Interestingly, the types of challenges and so the strengths that exist within the company vary by region. If you look at the Middle East, for example, they have historically had virtually no scale problems. Clearly our best products in the Middle East would not be scale inhibitors. So our strongest areas in the Middle East are demulsifiers and corrosion inhibitors. I think corrosion inhibitors, wherever you go, do very well because there’s water everywhere. We are very well known for our scale dissolving capability. We’re becoming better known for our wax and naphthenate control capabilities. Our success in demulsifiers is surprising, given we’re not a basic manufacturer of demulsifiers, whereas all of our competitors are. And that’s something we’re looking at now. But we’ve recently won a major contract in the Middle East against all competitors, so it’s obviously not preventing us from gaining business in those markets.

Momentum:

What does the current economic situation mean for PT?

C.B.:

I think this is probably the one thing we have that is so different from the rest of M-I SWACO during this period: at the very least, we expect PT to continue to grow during this time of low oil price and rig count. When the price of oil is high, the oil companies are chasing the barrels because their product is worth a premium. When the price of oil is low, they have to chase barrels to make the numbers work, the revenue numbers. There’s been such a massive investment in the infrastructure that they’re not just going to mothball it and wait for oil prices to come back. They have to continue producing. In fact, we often see our business growth accelerate during these times as the operators focus on maximizing production from their existing well stock rather than drill or side track new reservoir footage.
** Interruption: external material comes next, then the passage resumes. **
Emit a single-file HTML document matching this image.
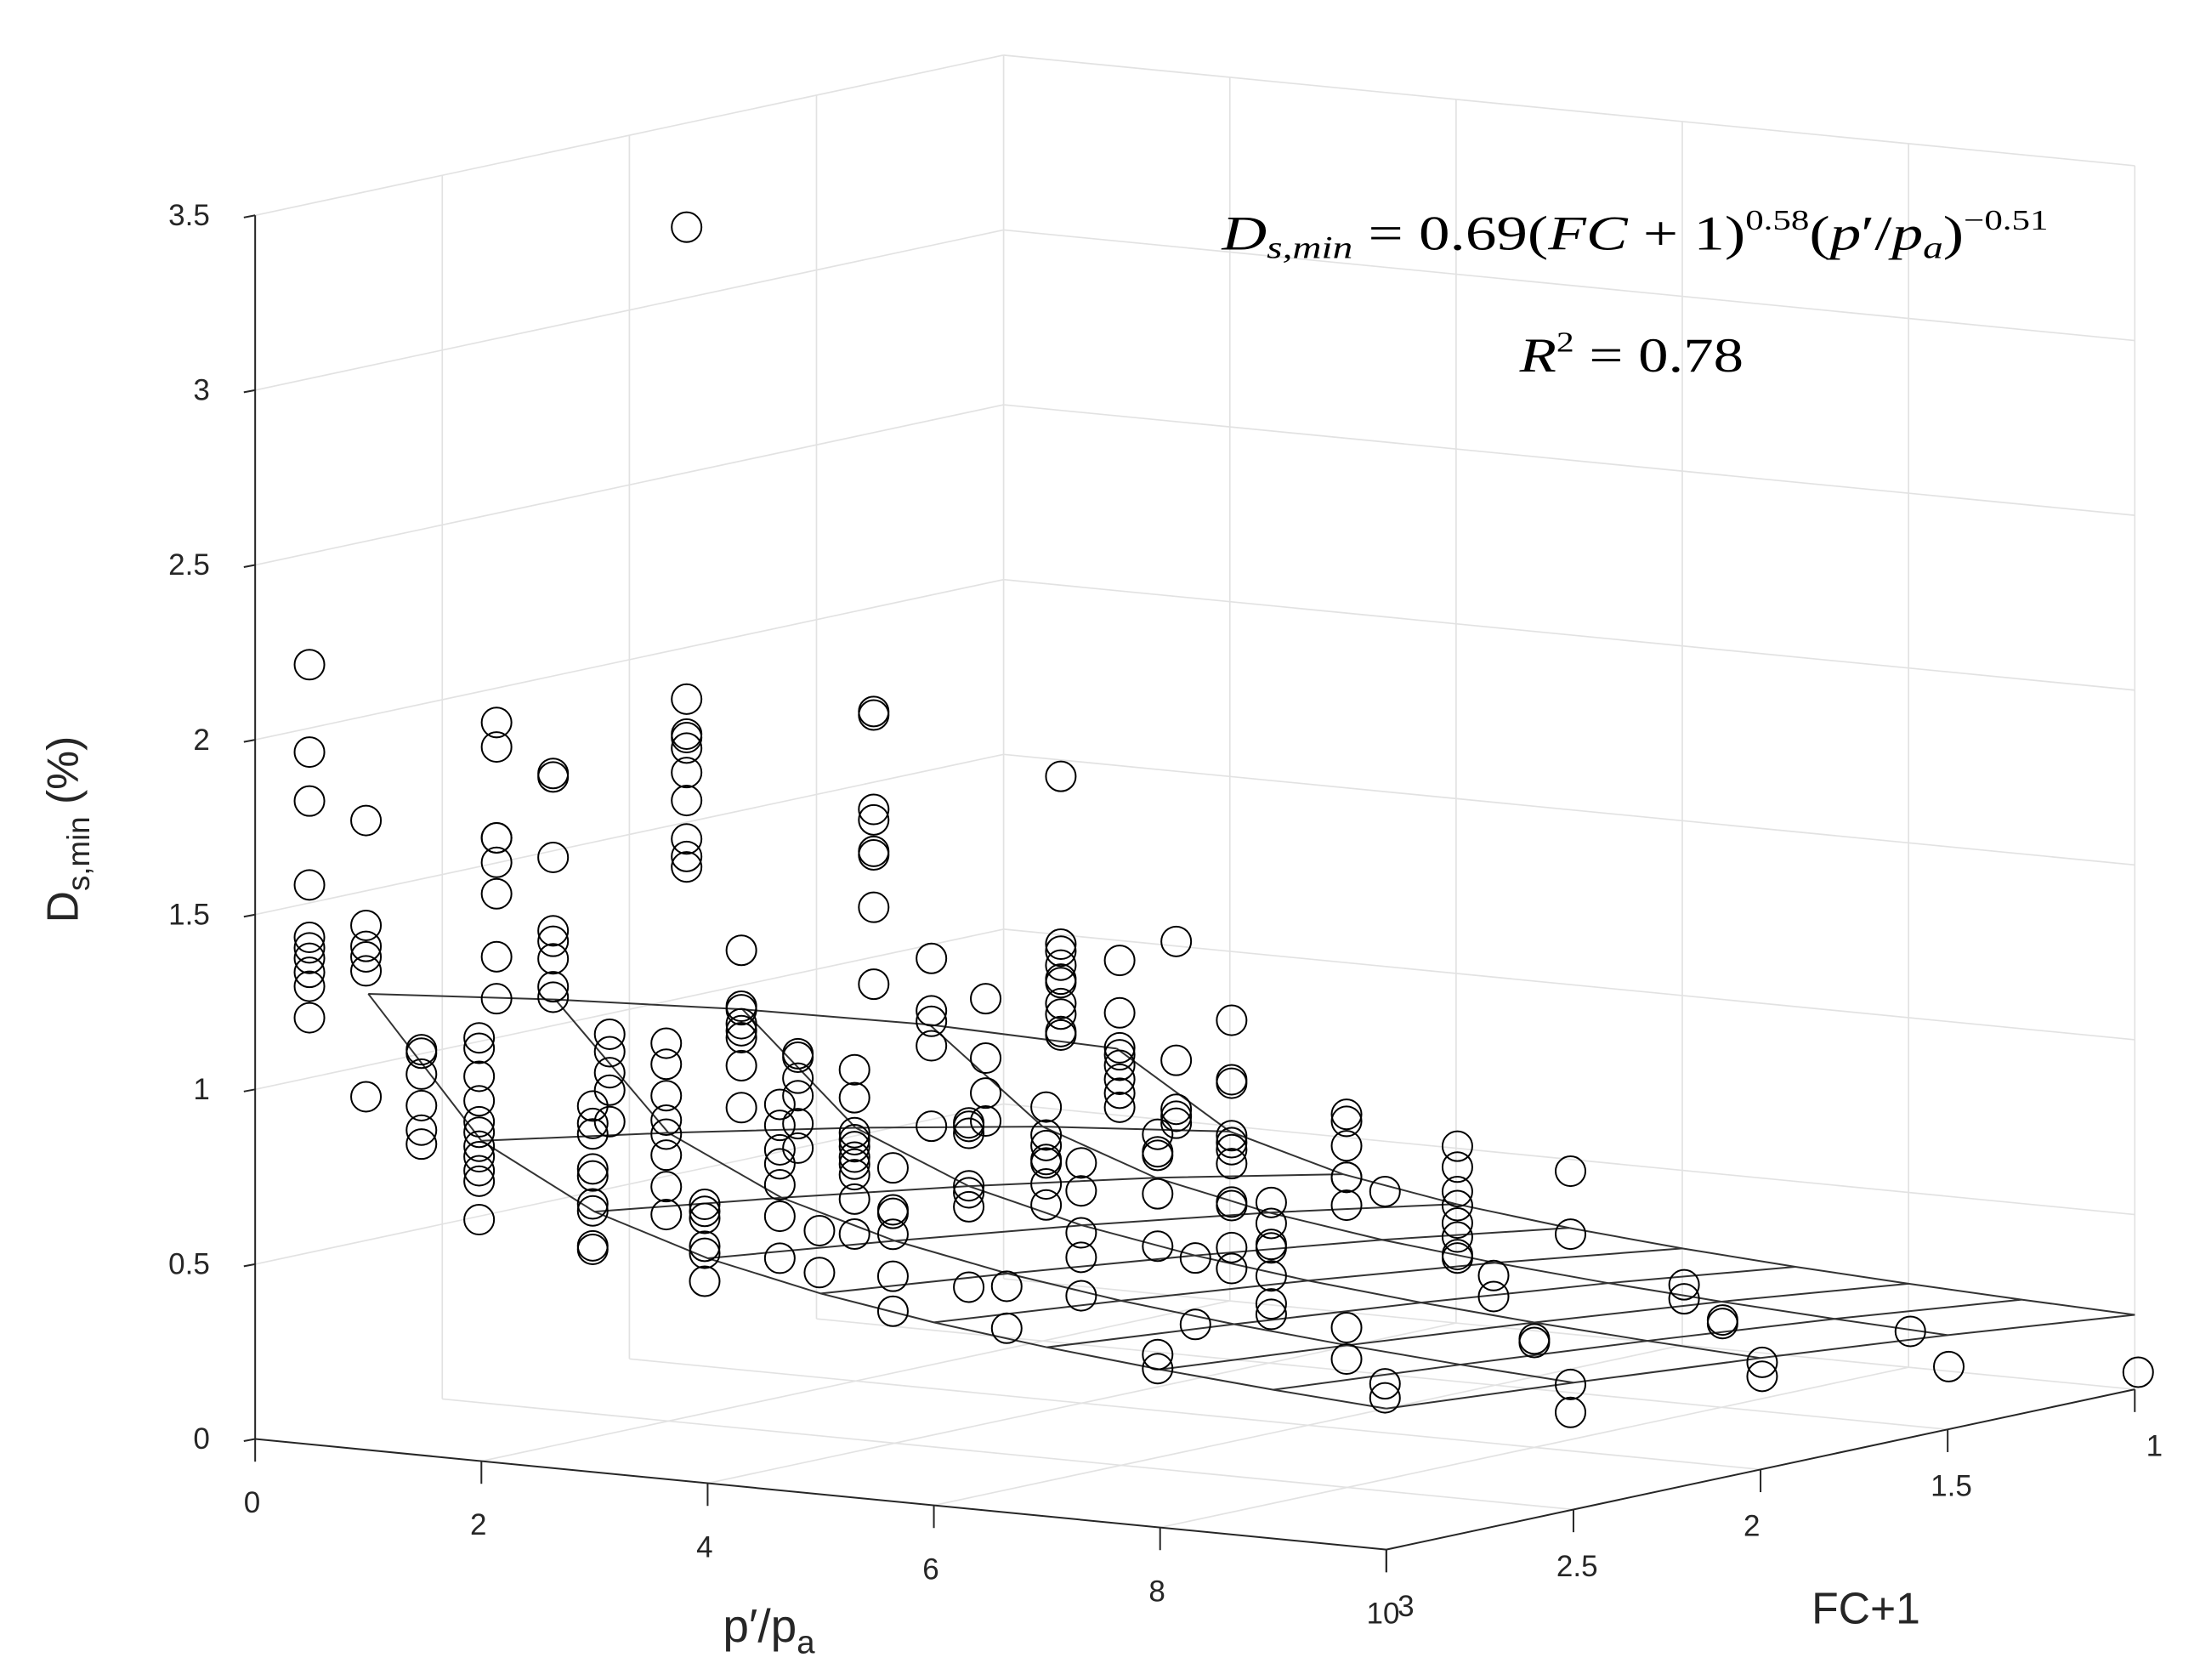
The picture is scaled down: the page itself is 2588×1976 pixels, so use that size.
<!DOCTYPE html>
<html><head><meta charset="utf-8"><style>
html,body{margin:0;padding:0;background:#fff;}
svg{display:block;}
text{font-family:"Liberation Sans",sans-serif;fill:#262626;}
</style></head>
<body>
<svg id="chart" width="2588" height="1976" viewBox="0 0 1552 1185" xmlns="http://www.w3.org/2000/svg">
<g id="grid"></g>
<g id="axes"></g>
<g id="surface"></g>
<g id="points"></g>
<text transform="translate(55,585) rotate(-90)" text-anchor="middle" font-size="31">D<tspan font-size="22" dy="8">s,min</tspan><tspan dy="-8"> (%)</tspan></text>
<text x="510" y="1158" font-size="33">p′/p<tspan font-size="23" dy="8">a</tspan></text>
<text x="1278" y="1145" font-size="31">FC+1</text>
<text x="862" y="176" font-size="34" textLength="583" lengthAdjust="spacingAndGlyphs" style="font-family:'Liberation Serif',serif;fill:#000"><tspan font-style="italic">D</tspan><tspan font-style="italic" font-size="22" dy="6">s,min</tspan><tspan dy="-6"> = 0.69(</tspan><tspan font-style="italic">FC</tspan><tspan> + 1)</tspan><tspan font-size="20" dy="-14">0.58</tspan><tspan dy="14">(</tspan><tspan font-style="italic">p</tspan><tspan>′/</tspan><tspan font-style="italic">p</tspan><tspan font-style="italic" font-size="22" dy="6">a</tspan><tspan dy="-6">)</tspan><tspan font-size="20" dy="-14">−0.51</tspan></text>
<text x="1072" y="262" font-size="34" textLength="158" lengthAdjust="spacingAndGlyphs" style="font-family:'Liberation Serif',serif;fill:#000"><tspan font-style="italic">R</tspan><tspan font-size="20" dy="-14">2</tspan><tspan dy="14"> = 0.78</tspan></text>
</svg>
<script>
// data columns: each column has one p′/pa value, one FC+1 value, several D values
const colP  = [0.48,0.98,1.47,1.98, 0.48,0.98,1.33,1.48,1.98,2.16,2.32, 0.99,1.33,1.49,1.68,1.99,2.16,2.33,2.67,3.00,3.15, 4.99,2.03,2.16,2.34,2.68,4.67,3.18,3.35,3.67,4.02, 6.34,6.68,7.32,7.64,8.00,8.32, 7.67,8.01,8.36,9.67,10.01, 10.03];
const colFC = [3,3,3,3, 2.5,2.5,2.5,2.5,2.5,2.5,2.5, 2,2,2,2,2,2,2,2,2,2, 2.5,1.5,1.5,1.5,1.5,2,1.5,1.5,1.5,1.5, 2,2,2,2,2,2, 1.5,1.5,1.5,1.5,1.5, 1];
const colD = [
 [2.23,1.98,1.84,1.60,1.45,1.42,1.39,1.35,1.31,1.22],
 [1.80,1.50,1.44,1.41,1.37,1.01],
 [1.16,1.15,1.09,1.00,0.93,0.89],
 [1.21,1.18,1.10,1.03,0.97,0.94,0.90,0.87,0.83,0.80,0.69],
 [1.95,1.88,1.62,1.62,1.55,1.46,1.28,1.16],
 [1.82,1.81,1.58,1.37,1.34,1.29,1.21,1.18],
 [0.88,0.83,0.80,0.70,0.68,0.60,0.58,0.48,0.47],
 [1.09,1.04,0.98,0.93,0.84],
 [1.08,1.02,0.93,0.86,0.82,0.76,0.67,0.59],
 [3.42,2.07,1.97,1.96,1.93,1.86,1.78,1.67,1.62,1.59],
 [0.63,0.61,0.59,0.51,0.49,0.41],
 [1.20,1.04,1.03,0.99,0.97,0.95,0.87,0.75],
 [0.77,0.71,0.64,0.60,0.54,0.45,0.33],
 [0.92,0.91,0.85,0.80,0.72,0.65],
 [0.42,0.30],
 [0.89,0.81,0.71,0.69,0.67,0.64,0.62,0.59,0.52,0.42],
 [1.92,1.91,1.64,1.61,1.52,1.51,1.36,1.14],
 [0.62,0.50,0.49,0.43,0.31,0.21],
 [1.23,1.08,1.05,0.98,0.75],
 [0.77,0.76,0.74,0.59,0.57,0.53,0.30],
 [1.13,0.96,0.86,0.78],
 [0.48,0.36],
 [0.67,0.59,0.56,0.52,0.51,0.45,0.39],
 [1.62,1.14,1.12,1.08,1.04,1.03,0.97,0.94,0.89,0.88],
 [0.52,0.44,0.32,0.25,0.14],
 [1.11,0.96,0.86,0.84,0.81,0.77,0.73,0.69],
 [0.79,0.74,0.73,0.62,0.47,0.16,0.12],
 [1.18,0.84,0.70,0.68,0.66],
 [0.28,0.09],
 [0.97,0.80,0.79,0.64,0.62,0.60,0.56,0.45,0.44,0.32,0.26],
 [0.46,0.40,0.34,0.33,0.25,0.17,0.14],
 [0.90,0.88,0.81,0.72,0.72,0.64,0.29,0.20],
 [0.69,0.14,0.10],
 [0.84,0.78,0.71,0.67,0.62,0.58,0.53,0.52],
 [0.48,0.42],
 [0.31,0.30],
 [0.80,0.62,0.19,0.11],
 [0.34,0.30],
 [0.25,0.24],
 [0.14,0.10],
 [0.27],
 [0.18],
 [0.05]
];
const zTicks = [0,0.5,1,1.5,2,2.5,3,3.5];
const zTickLabels = ["0","0.5","1","1.5","2","2.5","3","3.5"];
const pTicks = [0,2,4,6,8,10];
const pTickLabels = ["0","2","4","6","8","10"];
const fcTicks = [1,1.5,2,2.5,3];
const fcTickLabels = ["1","1.5","2","2.5","3"];
const fitA = 0.69, fitB = 0.58, fitC = -0.51;
const meshP = [1,2,3,4,5,6,7,8,9,10];
const meshFC = [1,1.5,2,2.5,3];

const NS = "http://www.w3.org/2000/svg";
function proj(p, fc, d) {
  return [180 + 79.8*p - 264*(fc-3), 1015 + 7.8*p + 56.5*(fc-3) - 246.6*d];
}
function mk(tag, attrs, parent) {
  const el = document.createElementNS(NS, tag);
  for (const k in attrs) el.setAttribute(k, attrs[k]);
  parent.appendChild(el);
  return el;
}
function line(a, b, stroke, w, parent, name) {
  const el = mk('line', {x1:a[0], y1:a[1], x2:b[0], y2:b[1], stroke:stroke, 'stroke-width':w}, parent);
  
  
  return el;
}
const grid = document.getElementById('grid');
const axes = document.getElementById('axes');
const gc = '#e2e2e2';
zTicks.forEach(z => {
  if (z > 0) {
    line(proj(0,3,z), proj(0,1,z), gc, 1, grid, 'left-wall-gridline');
    line(proj(0,1,z), proj(10,1,z), gc, 1, grid, 'back-wall-gridline');
  }
});
fcTicks.forEach(f => {
  if (f < 3) {
    line(proj(0,f,0), proj(0,f,3.5), gc, 1, grid, 'left-wall-vertical-gridline');
    line(proj(0,f,0), proj(10,f,0), gc, 1, grid, 'floor-gridline');
  }
});
pTicks.forEach(p => {
  if (p > 0) {
    line(proj(p,1,0), proj(p,1,3.5), gc, 1, grid, 'back-wall-vertical-gridline');
    line(proj(p,3,0), proj(p,1,0), gc, 1, grid, 'floor-gridline');
  }
});
const ac = '#262626';
line(proj(0,3,0), proj(0,3,3.5), ac, 1.2, axes, 'z-axis-line');
line(proj(0,3,0), proj(10,3,0), ac, 1.2, axes, 'x-axis-line');
line(proj(10,3,0), proj(10,1,0), ac, 1.2, axes, 'y-axis-line');
zTicks.forEach((z,i) => {
  const a = proj(0,3,z);
  line(a, [a[0]-8, a[1]+1.5], ac, 1.2, axes, 'z-tick');
  const t = mk('text', {x:a[0]-32, y:a[1]+7, 'text-anchor':'end', 'font-size':21}, axes);
  
  
  t.textContent = zTickLabels[i];
});
pTicks.forEach((p,i) => {
  const a = proj(p,3,0);
  line(a, [a[0], a[1]+16], ac, 1.2, axes, 'x-tick');
  const t = mk('text', {x:a[0]-8+(i===5?-6:0), y:a[1]+52, 'text-anchor':'start', 'font-size':21}, axes);
  
  
  t.textContent = pTickLabels[i];
});
fcTicks.forEach((f,i) => {
  const a = proj(10,f,0);
  line(a, [a[0], a[1]+16], ac, 1.2, axes, 'y-tick');
  const t = mk('text', {x:a[0]+(f===3?8:(f===1?8:-12)), y:a[1]+47, 'text-anchor':'start', 'font-size':21}, axes);
  
  
  t.textContent = fcTickLabels[i];
});
const surf = document.getElementById('surface');
function fit(p, f) { return fitA * Math.pow(f, fitB) * Math.pow(p, fitC); }
meshFC.forEach(f => {
  const pts = meshP.map(p => proj(p, f, fit(p, f)).join(',')).join(' ');
  const el = mk('polyline', {points:pts, fill:'none', stroke:'#333', 'stroke-width':1.2}, surf);
  
  
});
meshP.forEach(p => {
  const pts = meshFC.map(f => proj(p, f, fit(p, f)).join(',')).join(' ');
  const el = mk('polyline', {points:pts, fill:'none', stroke:'#333', 'stroke-width':1.2}, surf);
  
  
});
const pg = document.getElementById('points');
colD.forEach((ds, ci) => {
  ds.forEach(d => {
    const a = proj(colP[ci], colFC[ci], d);
    const c = mk('circle', {cx:a[0], cy:a[1], r:10.5, fill:'none', stroke:'#000', 'stroke-width':1.2}, pg);
    
    
  });
});
</script>
</body></html>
That said, one slight difference this time from previous downturns is that the demand for oil has actually shown a slight dip. Previously this hasn’t been the case. But that’s just a temporary blip. In fact, I’ve talked to several of the majors to get their take on it. One global category manager for production chemistry with a major oil company said they already know, and it’s in the budget, that they’re going to spend more on production chemicals in 2009 as a company globally than they did in 2008. And with every day, more water comes; with more water comes more challenges for production chemistry and more of a need for process equipment to meet the increased volumes; more volumes to be treated means the production chemicals market will grow through this downturn. In the worst case, we’ll have a year of slow growth. If there is a slight slowdown, this might not be a bad thing overall, as the growth of the Production Technologies segment has been so fast that it’ll hopefully give us time to catch our breath. We can improve some of the procedures and processes that we’ve got, so we’re a better company when the light begins to appear at the end of the tunnel.

Either way, we have a great business and it can only get better still.